Posts Tagged ‘household chores’

The upside of being a biking widow

April 3, 2012

We’re entering the time of year when I become a biking widow — meaning that Sam is in training for a monster ride over the summer, and thus as likely to be found pedaling up Tunnel Road or over Mount Diablo as spending time around the house.

This is not so bad. I’d rather be a biking widow than a Sunday-afternoon-football widow. And today I discovered a bright lining to this cloud.

I replaced our back door lock!

Note the before and the after pictures:

This may not seem like a big deal, but I am just about the least handy person around. I’m a major feminist in theory, but not so much in practice when practice involves changing tires, finding studs in walls, or doing anything that involves power tools.

(In my egalitarian defense: I’m terrible at sewing too.)

A few days ago, the knob fell out of our back door. Sam said he would “get to it” this coming weekend. However, this coming weekend involves not just his bike training regimen but also hosting two Passover seders with a total of 43 people, so I figured maybe I should just deal with this now. Today I went to Ace Grand Lake Hardware with the pieces of the defunct knob/lock, bought a replacement set, and installed it myself!

Granted, there was no drilling, sawing or electric motors involved. I had to unscrew and then re-screw a total of four screws.

But I still feel like Superman and Martha Stewart combined.

One pathetic step for womankind, one big step for Ilana.

Am I my daughter’s laundress?

August 24, 2011

That’s a rhetorical question, and of course you’re all going to tell me, “No! At 17, your daughter is old enough to do her own laundry.” And you’re right.

But… it’s complicated.

Today is Daughter’s first day back at high school as a senior. Last spring, I decided it was time for her to do her own laundry. Since she was in the throes of finals and SAT prep, I figured wait until the start of senior year – a nice, clear delineation point.

Why have I been doing her laundry up until now, though? Plenty of teens do it themselves. If we had a larger family – if I were like my friend Janine, with three children and an hour-long commute each way to a corporate legal job in Silicon Valley – my daughter would have been doing her own laundry for years. I know what Wendy Mogul and all the other parenting experts say about the need to give teens responsibility, not coddle them, not be helicopter parents, and so on.

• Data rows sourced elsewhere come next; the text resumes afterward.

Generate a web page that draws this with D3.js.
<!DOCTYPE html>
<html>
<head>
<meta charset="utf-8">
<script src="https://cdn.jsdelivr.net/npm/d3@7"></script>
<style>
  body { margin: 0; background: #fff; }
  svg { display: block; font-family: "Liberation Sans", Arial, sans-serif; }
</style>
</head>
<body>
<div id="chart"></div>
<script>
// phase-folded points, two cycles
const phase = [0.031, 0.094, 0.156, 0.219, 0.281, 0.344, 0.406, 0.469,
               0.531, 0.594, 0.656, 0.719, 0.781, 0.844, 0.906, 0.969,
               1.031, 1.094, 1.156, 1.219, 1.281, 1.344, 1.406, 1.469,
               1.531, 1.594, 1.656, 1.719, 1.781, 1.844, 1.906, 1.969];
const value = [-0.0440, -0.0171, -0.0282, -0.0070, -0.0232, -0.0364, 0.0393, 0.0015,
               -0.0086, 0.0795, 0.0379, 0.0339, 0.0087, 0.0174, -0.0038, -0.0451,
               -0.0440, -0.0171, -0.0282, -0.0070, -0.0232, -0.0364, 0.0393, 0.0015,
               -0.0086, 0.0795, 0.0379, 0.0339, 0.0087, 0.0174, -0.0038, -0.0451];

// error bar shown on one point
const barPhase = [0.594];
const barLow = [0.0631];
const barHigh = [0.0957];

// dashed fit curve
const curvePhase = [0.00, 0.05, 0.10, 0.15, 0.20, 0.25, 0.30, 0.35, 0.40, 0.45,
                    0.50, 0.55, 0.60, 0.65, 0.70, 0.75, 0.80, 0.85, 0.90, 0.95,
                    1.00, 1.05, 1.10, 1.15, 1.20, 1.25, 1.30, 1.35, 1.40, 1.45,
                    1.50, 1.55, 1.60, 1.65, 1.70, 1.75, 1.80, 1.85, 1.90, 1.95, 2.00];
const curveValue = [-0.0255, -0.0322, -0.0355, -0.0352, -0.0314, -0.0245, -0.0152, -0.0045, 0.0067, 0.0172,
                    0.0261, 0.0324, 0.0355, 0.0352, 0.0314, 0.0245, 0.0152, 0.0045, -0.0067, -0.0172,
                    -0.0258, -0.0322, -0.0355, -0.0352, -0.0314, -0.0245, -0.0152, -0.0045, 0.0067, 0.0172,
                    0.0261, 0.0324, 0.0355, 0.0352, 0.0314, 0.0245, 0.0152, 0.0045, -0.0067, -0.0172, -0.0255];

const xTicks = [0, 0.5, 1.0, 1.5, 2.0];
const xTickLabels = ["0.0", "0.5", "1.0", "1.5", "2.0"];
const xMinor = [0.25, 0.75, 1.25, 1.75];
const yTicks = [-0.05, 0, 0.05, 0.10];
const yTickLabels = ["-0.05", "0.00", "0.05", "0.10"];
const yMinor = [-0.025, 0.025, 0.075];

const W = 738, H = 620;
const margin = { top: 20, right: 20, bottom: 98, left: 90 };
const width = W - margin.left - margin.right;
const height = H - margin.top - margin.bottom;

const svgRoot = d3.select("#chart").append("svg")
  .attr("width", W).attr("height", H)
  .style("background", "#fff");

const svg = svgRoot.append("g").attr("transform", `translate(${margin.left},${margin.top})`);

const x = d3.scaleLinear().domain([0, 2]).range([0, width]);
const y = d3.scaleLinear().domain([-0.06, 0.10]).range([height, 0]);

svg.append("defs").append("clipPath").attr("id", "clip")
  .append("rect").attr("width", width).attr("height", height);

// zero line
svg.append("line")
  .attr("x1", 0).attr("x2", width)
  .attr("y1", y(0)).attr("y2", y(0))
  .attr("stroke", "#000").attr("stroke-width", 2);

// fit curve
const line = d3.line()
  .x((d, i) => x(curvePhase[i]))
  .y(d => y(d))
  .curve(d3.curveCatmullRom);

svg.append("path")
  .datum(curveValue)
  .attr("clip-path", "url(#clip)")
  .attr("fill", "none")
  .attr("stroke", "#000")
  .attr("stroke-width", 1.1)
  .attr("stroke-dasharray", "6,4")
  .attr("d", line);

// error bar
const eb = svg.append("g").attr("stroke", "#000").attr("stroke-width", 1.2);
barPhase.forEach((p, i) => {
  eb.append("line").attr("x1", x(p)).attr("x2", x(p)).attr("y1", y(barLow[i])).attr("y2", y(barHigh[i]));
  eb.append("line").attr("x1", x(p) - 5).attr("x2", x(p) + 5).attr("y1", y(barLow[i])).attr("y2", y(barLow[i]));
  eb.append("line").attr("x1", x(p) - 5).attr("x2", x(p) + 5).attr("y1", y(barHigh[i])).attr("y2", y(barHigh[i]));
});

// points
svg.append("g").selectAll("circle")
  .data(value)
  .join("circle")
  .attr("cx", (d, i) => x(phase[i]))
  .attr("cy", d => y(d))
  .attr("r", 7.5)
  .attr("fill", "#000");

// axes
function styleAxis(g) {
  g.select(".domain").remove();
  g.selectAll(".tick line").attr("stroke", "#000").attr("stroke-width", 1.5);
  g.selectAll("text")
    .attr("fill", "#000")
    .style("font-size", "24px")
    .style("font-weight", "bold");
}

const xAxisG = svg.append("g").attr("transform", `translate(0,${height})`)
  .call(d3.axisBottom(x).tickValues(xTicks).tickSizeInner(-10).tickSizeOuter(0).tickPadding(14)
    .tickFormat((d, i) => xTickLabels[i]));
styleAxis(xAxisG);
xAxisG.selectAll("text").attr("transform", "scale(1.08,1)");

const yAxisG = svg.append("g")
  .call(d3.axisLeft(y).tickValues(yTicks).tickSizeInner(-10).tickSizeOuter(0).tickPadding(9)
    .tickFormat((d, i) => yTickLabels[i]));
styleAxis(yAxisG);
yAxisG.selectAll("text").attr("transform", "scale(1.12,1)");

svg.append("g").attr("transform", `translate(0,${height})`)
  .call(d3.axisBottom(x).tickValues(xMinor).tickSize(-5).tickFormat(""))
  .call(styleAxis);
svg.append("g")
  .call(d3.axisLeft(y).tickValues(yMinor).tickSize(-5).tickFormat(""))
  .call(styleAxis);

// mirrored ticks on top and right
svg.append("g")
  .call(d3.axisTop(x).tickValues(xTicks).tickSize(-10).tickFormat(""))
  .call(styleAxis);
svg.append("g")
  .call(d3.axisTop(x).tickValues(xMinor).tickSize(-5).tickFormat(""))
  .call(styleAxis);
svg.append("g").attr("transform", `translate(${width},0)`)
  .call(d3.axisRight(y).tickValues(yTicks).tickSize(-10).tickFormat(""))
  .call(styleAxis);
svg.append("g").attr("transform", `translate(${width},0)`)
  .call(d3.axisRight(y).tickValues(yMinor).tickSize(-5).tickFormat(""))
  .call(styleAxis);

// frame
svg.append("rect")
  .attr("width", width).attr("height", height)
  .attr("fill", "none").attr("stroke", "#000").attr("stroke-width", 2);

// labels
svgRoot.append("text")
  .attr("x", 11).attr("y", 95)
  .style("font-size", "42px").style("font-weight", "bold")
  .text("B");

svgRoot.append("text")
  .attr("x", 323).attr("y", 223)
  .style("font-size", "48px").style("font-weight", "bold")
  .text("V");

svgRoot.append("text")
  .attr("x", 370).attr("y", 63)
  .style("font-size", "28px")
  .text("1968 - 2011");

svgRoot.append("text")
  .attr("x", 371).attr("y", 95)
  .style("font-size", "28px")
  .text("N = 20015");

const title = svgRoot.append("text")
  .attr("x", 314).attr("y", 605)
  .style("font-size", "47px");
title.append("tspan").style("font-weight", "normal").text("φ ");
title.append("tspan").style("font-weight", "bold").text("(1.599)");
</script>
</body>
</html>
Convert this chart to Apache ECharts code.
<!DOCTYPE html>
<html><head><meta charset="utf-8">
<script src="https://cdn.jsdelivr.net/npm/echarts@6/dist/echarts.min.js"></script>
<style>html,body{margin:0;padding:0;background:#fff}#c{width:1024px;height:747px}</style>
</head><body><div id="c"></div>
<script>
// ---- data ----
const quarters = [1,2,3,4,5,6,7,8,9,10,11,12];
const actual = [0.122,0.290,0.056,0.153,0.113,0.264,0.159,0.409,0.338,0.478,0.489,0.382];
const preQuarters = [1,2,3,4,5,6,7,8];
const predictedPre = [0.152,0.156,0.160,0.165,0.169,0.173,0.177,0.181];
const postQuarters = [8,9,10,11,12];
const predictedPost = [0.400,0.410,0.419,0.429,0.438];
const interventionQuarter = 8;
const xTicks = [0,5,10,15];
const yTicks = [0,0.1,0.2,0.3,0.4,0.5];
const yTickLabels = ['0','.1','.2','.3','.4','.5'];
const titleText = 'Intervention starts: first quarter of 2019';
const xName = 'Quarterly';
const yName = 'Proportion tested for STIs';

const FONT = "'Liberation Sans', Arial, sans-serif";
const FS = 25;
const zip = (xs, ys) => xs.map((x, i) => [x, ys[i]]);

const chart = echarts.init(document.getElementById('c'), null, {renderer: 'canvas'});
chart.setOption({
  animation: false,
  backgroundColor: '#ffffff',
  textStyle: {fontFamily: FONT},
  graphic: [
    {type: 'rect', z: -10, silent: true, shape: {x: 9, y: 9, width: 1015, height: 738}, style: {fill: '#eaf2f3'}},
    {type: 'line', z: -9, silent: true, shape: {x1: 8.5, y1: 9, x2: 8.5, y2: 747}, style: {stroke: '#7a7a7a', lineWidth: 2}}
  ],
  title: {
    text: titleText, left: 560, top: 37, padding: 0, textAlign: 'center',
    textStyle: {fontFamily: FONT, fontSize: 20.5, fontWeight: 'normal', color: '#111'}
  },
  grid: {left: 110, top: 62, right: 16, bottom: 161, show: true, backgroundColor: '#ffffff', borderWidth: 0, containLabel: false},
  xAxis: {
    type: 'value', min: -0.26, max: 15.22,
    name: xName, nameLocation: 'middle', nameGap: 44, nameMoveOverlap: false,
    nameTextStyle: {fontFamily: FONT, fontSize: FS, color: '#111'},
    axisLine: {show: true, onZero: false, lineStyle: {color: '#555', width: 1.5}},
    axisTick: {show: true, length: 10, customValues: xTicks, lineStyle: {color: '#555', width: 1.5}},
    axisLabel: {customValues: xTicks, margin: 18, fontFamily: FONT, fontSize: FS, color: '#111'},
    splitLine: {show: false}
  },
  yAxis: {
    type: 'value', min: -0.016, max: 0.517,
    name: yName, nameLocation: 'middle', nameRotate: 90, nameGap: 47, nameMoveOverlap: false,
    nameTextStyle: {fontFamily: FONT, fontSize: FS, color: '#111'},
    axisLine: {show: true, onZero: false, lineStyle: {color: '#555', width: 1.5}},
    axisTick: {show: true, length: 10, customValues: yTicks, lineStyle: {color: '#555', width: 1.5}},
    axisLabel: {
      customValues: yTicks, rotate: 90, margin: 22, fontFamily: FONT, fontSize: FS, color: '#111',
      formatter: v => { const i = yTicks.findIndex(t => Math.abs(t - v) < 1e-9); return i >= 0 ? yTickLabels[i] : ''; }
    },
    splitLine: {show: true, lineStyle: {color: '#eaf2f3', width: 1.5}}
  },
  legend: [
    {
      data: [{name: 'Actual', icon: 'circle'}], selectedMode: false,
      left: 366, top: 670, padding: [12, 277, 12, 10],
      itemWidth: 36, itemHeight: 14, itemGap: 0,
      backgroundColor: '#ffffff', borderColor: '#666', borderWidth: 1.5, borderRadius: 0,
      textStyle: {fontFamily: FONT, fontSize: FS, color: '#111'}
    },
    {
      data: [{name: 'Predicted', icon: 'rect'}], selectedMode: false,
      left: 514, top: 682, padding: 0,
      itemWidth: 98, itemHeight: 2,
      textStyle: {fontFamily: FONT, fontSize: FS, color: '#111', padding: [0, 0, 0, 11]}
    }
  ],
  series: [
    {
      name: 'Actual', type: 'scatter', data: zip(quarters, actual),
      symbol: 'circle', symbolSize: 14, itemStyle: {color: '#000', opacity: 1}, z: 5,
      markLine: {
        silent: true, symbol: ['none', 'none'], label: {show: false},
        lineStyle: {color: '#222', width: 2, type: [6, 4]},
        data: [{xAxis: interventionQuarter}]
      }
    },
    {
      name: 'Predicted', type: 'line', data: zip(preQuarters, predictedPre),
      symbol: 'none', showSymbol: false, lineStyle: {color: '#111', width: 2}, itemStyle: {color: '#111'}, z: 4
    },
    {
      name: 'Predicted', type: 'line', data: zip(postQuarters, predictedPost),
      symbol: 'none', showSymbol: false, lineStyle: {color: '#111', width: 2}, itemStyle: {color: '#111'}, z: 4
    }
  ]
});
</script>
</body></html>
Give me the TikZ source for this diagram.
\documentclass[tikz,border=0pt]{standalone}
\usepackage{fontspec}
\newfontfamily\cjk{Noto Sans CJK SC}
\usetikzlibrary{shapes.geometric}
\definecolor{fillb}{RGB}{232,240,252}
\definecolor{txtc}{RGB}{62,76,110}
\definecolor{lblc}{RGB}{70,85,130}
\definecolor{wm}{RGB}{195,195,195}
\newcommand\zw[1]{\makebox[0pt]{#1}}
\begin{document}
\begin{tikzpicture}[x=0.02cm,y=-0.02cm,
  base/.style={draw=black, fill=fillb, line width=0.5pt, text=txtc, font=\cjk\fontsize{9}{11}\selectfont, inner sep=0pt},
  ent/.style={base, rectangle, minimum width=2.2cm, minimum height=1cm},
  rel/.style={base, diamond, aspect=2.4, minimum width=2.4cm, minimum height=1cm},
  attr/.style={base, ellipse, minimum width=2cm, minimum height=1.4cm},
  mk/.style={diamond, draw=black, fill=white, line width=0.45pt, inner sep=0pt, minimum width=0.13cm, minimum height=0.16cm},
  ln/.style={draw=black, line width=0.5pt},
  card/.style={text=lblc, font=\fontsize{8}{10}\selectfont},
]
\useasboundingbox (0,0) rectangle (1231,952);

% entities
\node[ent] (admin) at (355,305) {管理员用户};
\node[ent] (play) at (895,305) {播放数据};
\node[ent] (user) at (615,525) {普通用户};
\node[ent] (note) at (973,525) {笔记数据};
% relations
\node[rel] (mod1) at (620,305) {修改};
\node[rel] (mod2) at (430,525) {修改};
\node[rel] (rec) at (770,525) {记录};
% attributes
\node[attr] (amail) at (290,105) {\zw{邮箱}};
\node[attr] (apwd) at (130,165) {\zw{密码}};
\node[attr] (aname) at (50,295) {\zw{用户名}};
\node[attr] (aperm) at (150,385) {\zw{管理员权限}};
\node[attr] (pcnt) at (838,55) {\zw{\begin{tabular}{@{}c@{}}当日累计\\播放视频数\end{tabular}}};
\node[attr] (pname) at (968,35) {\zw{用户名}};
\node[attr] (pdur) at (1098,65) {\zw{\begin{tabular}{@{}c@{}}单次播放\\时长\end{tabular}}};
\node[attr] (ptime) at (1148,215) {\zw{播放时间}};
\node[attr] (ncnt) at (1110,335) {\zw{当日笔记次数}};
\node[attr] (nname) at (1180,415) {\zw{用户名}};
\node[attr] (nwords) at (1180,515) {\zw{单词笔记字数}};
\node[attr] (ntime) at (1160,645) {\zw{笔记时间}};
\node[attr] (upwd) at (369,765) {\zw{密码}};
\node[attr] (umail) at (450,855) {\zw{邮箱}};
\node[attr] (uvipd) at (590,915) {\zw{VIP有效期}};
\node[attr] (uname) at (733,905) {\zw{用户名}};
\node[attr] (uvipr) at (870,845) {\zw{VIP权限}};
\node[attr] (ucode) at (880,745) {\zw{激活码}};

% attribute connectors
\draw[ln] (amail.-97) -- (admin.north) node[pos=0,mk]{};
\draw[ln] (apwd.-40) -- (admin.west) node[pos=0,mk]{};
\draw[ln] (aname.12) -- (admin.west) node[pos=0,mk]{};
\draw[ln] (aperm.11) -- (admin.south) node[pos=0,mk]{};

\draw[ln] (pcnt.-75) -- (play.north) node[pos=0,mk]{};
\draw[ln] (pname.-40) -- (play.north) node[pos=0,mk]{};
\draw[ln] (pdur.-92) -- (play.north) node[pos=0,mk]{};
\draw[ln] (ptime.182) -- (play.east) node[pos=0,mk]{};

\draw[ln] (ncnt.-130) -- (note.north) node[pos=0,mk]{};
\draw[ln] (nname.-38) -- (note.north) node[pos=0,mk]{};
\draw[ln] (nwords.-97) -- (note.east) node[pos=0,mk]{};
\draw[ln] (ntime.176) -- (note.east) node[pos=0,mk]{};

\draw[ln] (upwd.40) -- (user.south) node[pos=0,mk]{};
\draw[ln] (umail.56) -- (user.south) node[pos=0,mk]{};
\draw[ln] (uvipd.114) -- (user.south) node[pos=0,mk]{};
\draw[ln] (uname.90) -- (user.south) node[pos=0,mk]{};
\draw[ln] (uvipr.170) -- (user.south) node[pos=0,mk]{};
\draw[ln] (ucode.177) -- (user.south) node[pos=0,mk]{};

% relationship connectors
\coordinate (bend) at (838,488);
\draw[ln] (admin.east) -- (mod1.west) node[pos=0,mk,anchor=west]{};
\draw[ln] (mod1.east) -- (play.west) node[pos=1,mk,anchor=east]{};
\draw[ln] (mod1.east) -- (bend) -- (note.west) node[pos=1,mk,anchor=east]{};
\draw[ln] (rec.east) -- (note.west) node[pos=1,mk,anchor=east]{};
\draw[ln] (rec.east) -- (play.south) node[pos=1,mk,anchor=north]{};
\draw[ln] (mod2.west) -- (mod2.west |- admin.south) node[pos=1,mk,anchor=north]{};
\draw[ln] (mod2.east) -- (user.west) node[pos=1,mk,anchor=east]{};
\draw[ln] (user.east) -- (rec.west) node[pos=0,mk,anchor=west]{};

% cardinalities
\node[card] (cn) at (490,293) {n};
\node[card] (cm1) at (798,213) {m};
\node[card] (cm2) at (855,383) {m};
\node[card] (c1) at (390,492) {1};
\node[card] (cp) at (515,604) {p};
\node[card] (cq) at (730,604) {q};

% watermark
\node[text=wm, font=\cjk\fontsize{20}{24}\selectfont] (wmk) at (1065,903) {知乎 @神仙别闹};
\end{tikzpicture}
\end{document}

But here’s the thing: Doing her laundry has felt like love to me.

My own mother did everything for us. Granted, she was a stay-at-home mom in a pre-feminist era, but she did everything! She did our laundry, made our lunches, dusted and vacuumed our rooms, I think even made our beds until we went off to college. It was excessive. My sister, brother and I should have been given more responsibility. But none of us turned out spoiled, selfish or slovenly. We felt loved and cared-for.

Now an adult myself, I want to do things for the people I love. With Sam, I reflexively look for little ways to help — pick up his dry cleaning when he has a busy week, save the science section of the New York Times for him when he’s traveling. He does the same for me. When it comes to laundry, we both do each other’s. One shared hamper, throw it all in the machine, dump the clean clothes on our bed to sort and fold. It works well and we pretty much end up doing an equal amount.

So it’s felt weird over the years to think of NOT doing Daughter’s laundry too.  Particularly with an only child, it felt like sending a message of exclusion: “Sam and I will take care of each other, but you’re out on your own.”

One solution might be to bring Daughter into the mix and have her take a turn doing the whole household’s laundry. Great idea – in theory. In practice, it would mean one more task to nag her about and fight over. I don’t want my clean underwear held hostage to the riveting social life and general procrastination of a teenager.

So I’ve done her laundry. But last spring, as we started looking at colleges, I realized it was time to stop. I didn’t want her to show up in her freshman dorm not knowing how to turn on a washing machine.  It’s like making our pre-schoolers learn to dress themselves and tie their own shoes. Doing laundry for her may = love, but forcing her to learn how to do her own laundry also = love.

So, okay. Resolved. It’s day one of senior year and time for me to retire as laundress.

But I have this feeling of dread. I picture piles of (dirty? clean? indistinguishable?) clothes on her floor and wails at 6:15 in the morning, “I don’t have any pants to wear!”

And as she becomes ever more independent in so many other ways, I already miss this one little way of still taking care of her.